As I sit here in my office with an extra jacket to ward off the chill, I can see and hear the rain fall. It is the type of rain that is thin and steady, and reminds me that soon we will have freezing rain, then snow. That sets up another set of winter tasks, such as shoveling and de-icing.
When I moved from Connecticut to Pennsylvania I was surprised by the fact that so many people use commercial salt to deice the sidewalks and the driveways. Having a well, I know that salt can get into the groundwater, and really it is not recommended. In fact, our town had a law against using salt for this purpose.
So many people don’t realize that salt can be harmful for the environment. Beside the groundwater issue, salt collects on the edges of the roadway. Animals come along and consume it, leading to their demise.
It is estimated that 11 million tons of the stuff is used every year in the United States.
Natural and is a good alternative to salt. While it doesn’t necessarily melt the ice, it does provide traction. This is what my old town used every winter. The problem with sand, though, is that it often builds up, so that by spring everything needs a good sweep.

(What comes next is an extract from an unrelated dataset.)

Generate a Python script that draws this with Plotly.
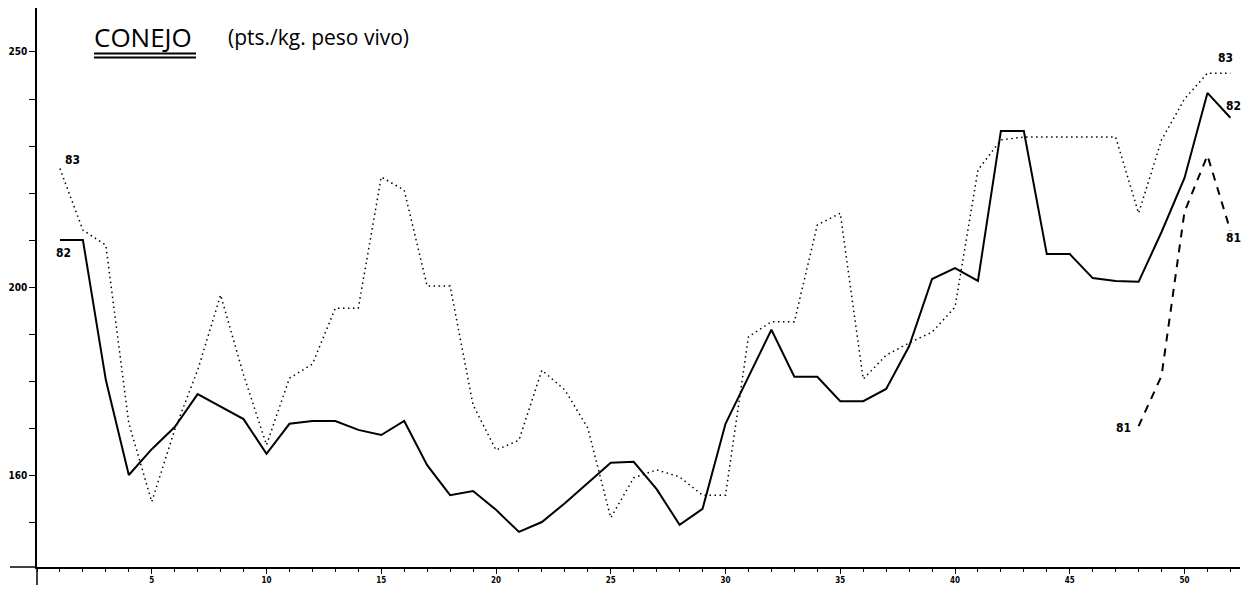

Another alternative may be one that you already have, and it eliminated the sandiness. The alternative is fireplace ash. You can collect the ask from your fireplace or wood-burning stove and use it on the ice to give you traction. Of course, proper care is essential. You want to make sure the ash is cold before storing it. Always use a metal bin or can that has a lid to prevent accidental fires. In the spring, the ash will dry out and simply blow away. As a bonus, any ash that makes its way onto your lawn will act as fertilizer.